_REQUIRED WORK_
Check each line for the word "this" and give how many have it. Say nothing else.

%%

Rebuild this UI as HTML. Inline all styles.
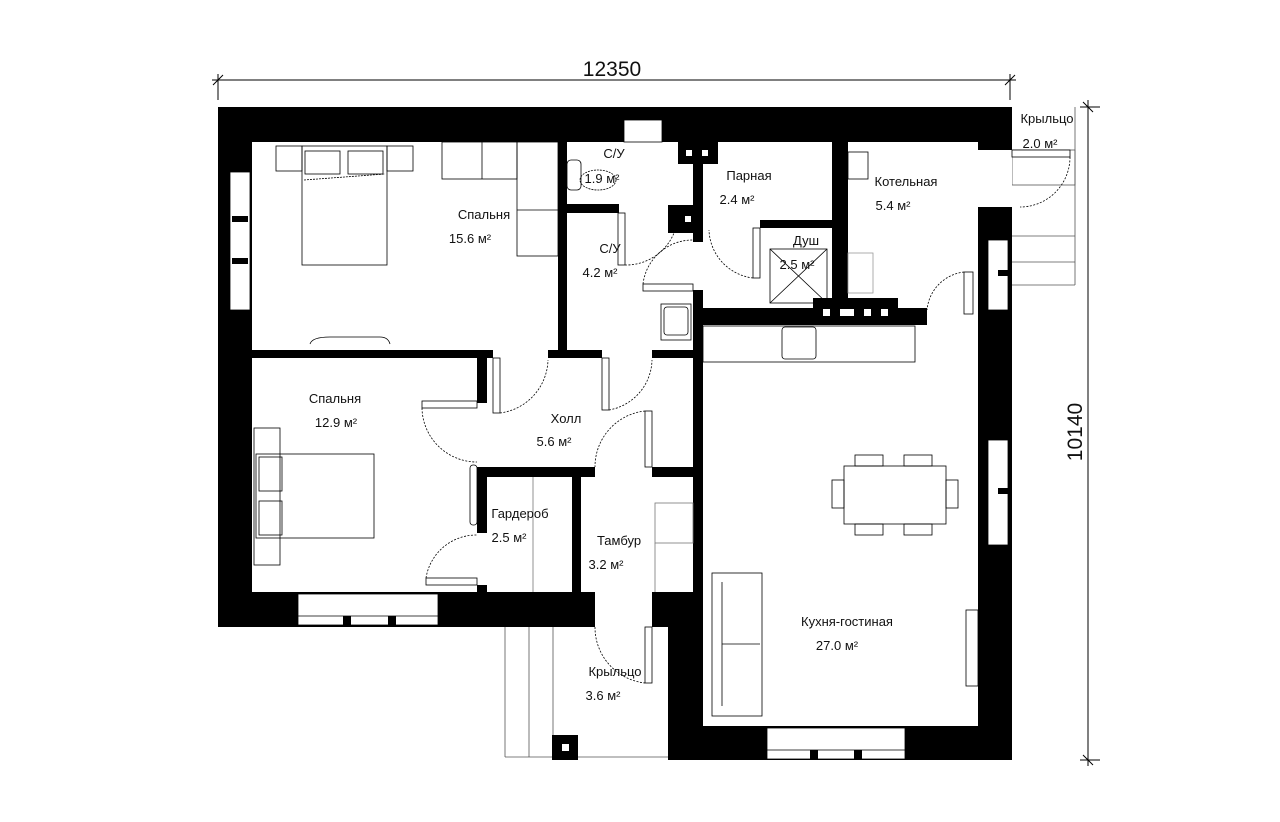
<!DOCTYPE html>
<html><head><meta charset="utf-8"><style>
html,body{margin:0;padding:0;background:#fff;}
svg{display:block;}
text{font-family:"Liberation Sans","DejaVu Sans",sans-serif;font-size:13px;fill:#111;}
</style></head><body>
<svg width="1280" height="822" viewBox="0 0 1280 822" xmlns="http://www.w3.org/2000/svg">
<g stroke="#000" stroke-width="1" fill="none">
<line x1="212" y1="80" x2="1016" y2="80"/>
<line x1="218" y1="74" x2="218" y2="100"/><line x1="1010" y1="74" x2="1010" y2="100"/>
<line x1="213" y1="85" x2="223" y2="75"/><line x1="1005" y1="85" x2="1015" y2="75"/>
<line x1="1088" y1="100" x2="1088" y2="766"/>
<line x1="1080" y1="107" x2="1100" y2="107"/><line x1="1080" y1="760" x2="1100" y2="760"/>
<line x1="1083" y1="102" x2="1093" y2="112"/><line x1="1083" y1="755" x2="1093" y2="765"/>
</g>
<text x="612" y="76" text-anchor="middle" style="font-size:21px">12350</text>
<text transform="translate(1082,432) rotate(-90)" text-anchor="middle" style="font-size:21px">10140</text>

<g stroke="#555" stroke-width="0.8" fill="none">
<rect x="1012" y="150" width="63" height="35"/>
<line x1="1012" y1="236" x2="1075" y2="236"/><line x1="1012" y1="262" x2="1075" y2="262"/>
<line x1="1075" y1="107" x2="1075" y2="285"/><line x1="1012" y1="285" x2="1075" y2="285"/>
<line x1="505" y1="627" x2="505" y2="757"/><line x1="529" y1="627" x2="529" y2="757"/>
<line x1="553" y1="627" x2="553" y2="760"/><line x1="505" y1="757" x2="668" y2="757"/>
</g>

<g fill="#000">
<rect x="218" y="107" width="794" height="35"/>
<rect x="218" y="107" width="34" height="520"/>
<rect x="978" y="107" width="34" height="43"/>
<rect x="978" y="207" width="34" height="553"/>
<rect x="218" y="592" width="377" height="35"/>
<rect x="652" y="592" width="51" height="35"/>
<rect x="668" y="592" width="35" height="168"/>
<rect x="668" y="726" width="344" height="34"/>
<rect x="558" y="142" width="9" height="216"/>
<rect x="252" y="350" width="241" height="8"/>
<rect x="477" y="350" width="10" height="53"/>
<rect x="548" y="350" width="54" height="8"/>
<rect x="652" y="350" width="51" height="8"/>
<rect x="567" y="204" width="52" height="9"/>
<rect x="693" y="142" width="10" height="100"/>
<rect x="678" y="142" width="40" height="22"/>
<rect x="668" y="205" width="35" height="28"/>
<rect x="693" y="290" width="10" height="302"/>
<rect x="703" y="308" width="224" height="17"/>
<rect x="813" y="298" width="85" height="27"/>
<rect x="832" y="142" width="16" height="160"/>
<rect x="760" y="220" width="72" height="8"/>
<rect x="477" y="467" width="118" height="10"/>
<rect x="652" y="467" width="51" height="10"/>
<rect x="477" y="467" width="10" height="66"/>
<rect x="477" y="585" width="10" height="7"/>
<rect x="572" y="477" width="9" height="115"/>
<rect x="552" y="735" width="26" height="25"/>
</g>
<g fill="#fff" stroke="#000" stroke-width="0.8">
<rect x="230" y="172" width="20" height="138"/>
<rect x="298" y="594" width="140" height="31"/>
<rect x="767" y="728" width="138" height="31"/>
<rect x="988" y="240" width="20" height="70"/>
<rect x="988" y="440" width="20" height="105"/>
<rect x="624" y="120" width="38" height="22"/>
</g>
<g stroke="#000" stroke-width="0.8"><line x1="298" y1="616" x2="438" y2="616"/><line x1="767" y1="750" x2="905" y2="750"/></g>
<g fill="#fff">
<rect x="978" y="150" width="34" height="57"/>
<rect x="595" y="592" width="57" height="35"/>
<rect x="686" y="150" width="6" height="6"/><rect x="702" y="150" width="6" height="6"/>
<rect x="685" y="216" width="6" height="6"/>
<rect x="823" y="309" width="7" height="7"/><rect x="840" y="309" width="14" height="7"/><rect x="864" y="309" width="7" height="7"/><rect x="881" y="309" width="7" height="7"/>
<rect x="562" y="744" width="7" height="7"/>
</g>
<g fill="#000"><rect x="232" y="216" width="16" height="6"/><rect x="232" y="258" width="16" height="6"/>
<rect x="343" y="616" width="8" height="10"/><rect x="388" y="616" width="8" height="10"/>
<rect x="810" y="750" width="8" height="10"/><rect x="854" y="750" width="8" height="10"/>
<rect x="998" y="270" width="10" height="6"/><rect x="998" y="488" width="10" height="6"/></g>

<g stroke="#000" stroke-width="0.8" fill="none">
<rect x="302" y="146" width="85" height="119"/>
<rect x="305" y="151" width="35" height="23"/><rect x="348" y="151" width="35" height="23"/>
<line x1="304" y1="180" x2="385" y2="174" stroke-dasharray="2,1"/>
<rect x="276" y="146" width="26" height="25"/><rect x="387" y="146" width="26" height="25"/>
<rect x="442" y="142" width="75" height="37"/><line x1="482" y1="142" x2="482" y2="179"/>
<rect x="517" y="142" width="41" height="114"/><line x1="517" y1="210" x2="558" y2="210"/>
<path d="M310 344 Q312 337 330 337 L380 337 Q388 337 390 344"/>
<rect x="254" y="428" width="26" height="137"/>
<rect x="256" y="454" width="118" height="84"/>
<rect x="259" y="457" width="23" height="34"/><rect x="259" y="501" width="23" height="34"/>
<rect x="470" y="465" width="7" height="60" rx="3"/>
<rect x="567" y="160" width="14" height="30" rx="4"/>
<ellipse cx="598" cy="180" rx="18" ry="10" stroke-dasharray="2,1"/>
<rect x="661" y="304" width="30" height="36"/><rect x="664" y="307" width="24" height="28" rx="3"/>
<rect x="782" y="327" width="34" height="32" rx="3"/>
<rect x="703" y="326" width="212" height="36"/>
<rect x="770" y="249" width="57" height="54"/><line x1="770" y1="249" x2="827" y2="303"/><line x1="827" y1="249" x2="770" y2="303"/>
<rect x="848" y="152" width="20" height="27"/>
<rect x="848" y="253" width="25" height="40" stroke="#999"/>
<rect x="844" y="466" width="102" height="58"/>
<rect x="855" y="455" width="28" height="11"/><rect x="904" y="455" width="28" height="11"/>
<rect x="855" y="524" width="28" height="11"/><rect x="904" y="524" width="28" height="11"/>
<rect x="832" y="480" width="12" height="28"/><rect x="946" y="480" width="12" height="28"/>
<rect x="712" y="573" width="50" height="143"/><line x1="722" y1="582" x2="722" y2="706"/><line x1="722" y1="644" x2="760" y2="644"/>
<rect x="966" y="610" width="12" height="76"/>
<rect x="655" y="503" width="38" height="40" stroke="#777"/><line x1="655" y1="543" x2="655" y2="592" stroke="#777"/>
<line x1="533" y1="477" x2="533" y2="592" stroke="#777"/>
<rect x="422" y="401" width="55" height="7" fill="#fff"/>
<rect x="493" y="358" width="7" height="55" fill="#fff"/>
<rect x="602" y="358" width="7" height="52" fill="#fff"/>
<rect x="645" y="411" width="7" height="56" fill="#fff"/>
<rect x="426" y="578" width="51" height="7" fill="#fff"/>
<rect x="645" y="627" width="7" height="56" fill="#fff"/>
<rect x="618" y="213" width="7" height="52" fill="#fff"/>
<rect x="643" y="284" width="50" height="7" fill="#fff"/>
<rect x="753" y="228" width="7" height="50" fill="#fff"/>
<rect x="964" y="272" width="9" height="42" fill="#fff"/>
<rect x="1012" y="150" width="58" height="7" fill="#fff"/>
</g>
<g stroke="#000" stroke-width="0.8" fill="none" stroke-dasharray="2,1.5">
<path d="M422 408 A55 55 0 0 0 477 462"/>
<path d="M500 413 A55 55 0 0 0 548 360"/>
<path d="M609 410 A52 52 0 0 0 652 360"/>
<path d="M645 411 A56 56 0 0 0 595 467"/>
<path d="M426 578 A51 51 0 0 1 477 535"/>
<path d="M595 627 A56 56 0 0 0 645 683"/>
<path d="M625 265 A52 52 0 0 0 678 213"/>
<path d="M643 284 A50 50 0 0 1 693 240"/>
<path d="M753 278 A50 50 0 0 1 709 230"/>
<path d="M964 272 A42 42 0 0 0 927 310"/>
<path d="M1070 157 A50 50 0 0 1 1020 207"/>
</g>

<text x="484" y="219" text-anchor="middle">Спальня</text>
<text x="470" y="243" text-anchor="middle">15.6 м²</text>
<text x="614" y="158" text-anchor="middle">С/У</text>
<text x="602" y="183" text-anchor="middle">1.9 м²</text>
<text x="610" y="253" text-anchor="middle">С/У</text>
<text x="600" y="277" text-anchor="middle">4.2 м²</text>
<text x="749" y="180" text-anchor="middle">Парная</text>
<text x="737" y="204" text-anchor="middle">2.4 м²</text>
<text x="906" y="186" text-anchor="middle">Котельная</text>
<text x="893" y="210" text-anchor="middle">5.4 м²</text>
<text x="806" y="245" text-anchor="middle">Душ</text>
<text x="797" y="269" text-anchor="middle">2.5 м²</text>
<text x="1047" y="123" text-anchor="middle">Крыльцо</text>
<text x="1040" y="148" text-anchor="middle">2.0 м²</text>
<text x="335" y="403" text-anchor="middle">Спальня</text>
<text x="336" y="427" text-anchor="middle">12.9 м²</text>
<text x="566" y="423" text-anchor="middle">Холл</text>
<text x="554" y="446" text-anchor="middle">5.6 м²</text>
<text x="520" y="518" text-anchor="middle">Гардероб</text>
<text x="509" y="542" text-anchor="middle">2.5 м²</text>
<text x="619" y="545" text-anchor="middle">Тамбур</text>
<text x="606" y="569" text-anchor="middle">3.2 м²</text>
<text x="615" y="676" text-anchor="middle">Крыльцо</text>
<text x="603" y="700" text-anchor="middle">3.6 м²</text>
<text x="847" y="626" text-anchor="middle">Кухня-гостиная</text>
<text x="837" y="650" text-anchor="middle">27.0 м²</text>
</svg>
</body></html>
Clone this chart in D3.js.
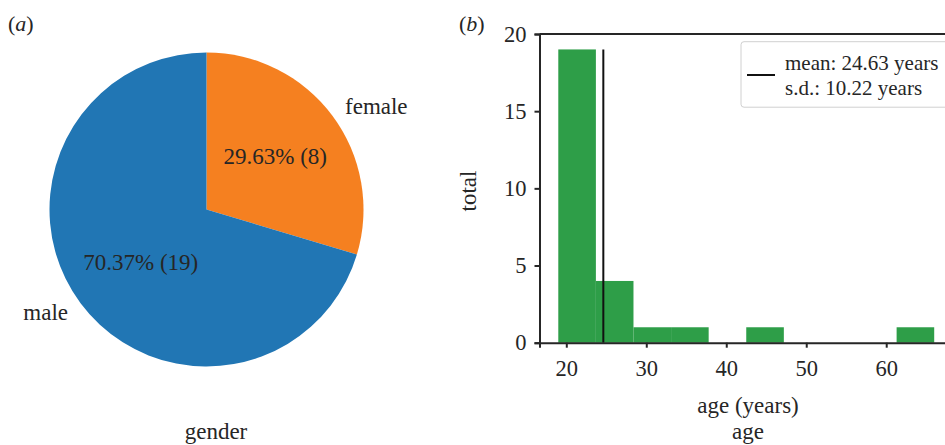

%%

_CORRECT RESULT_
2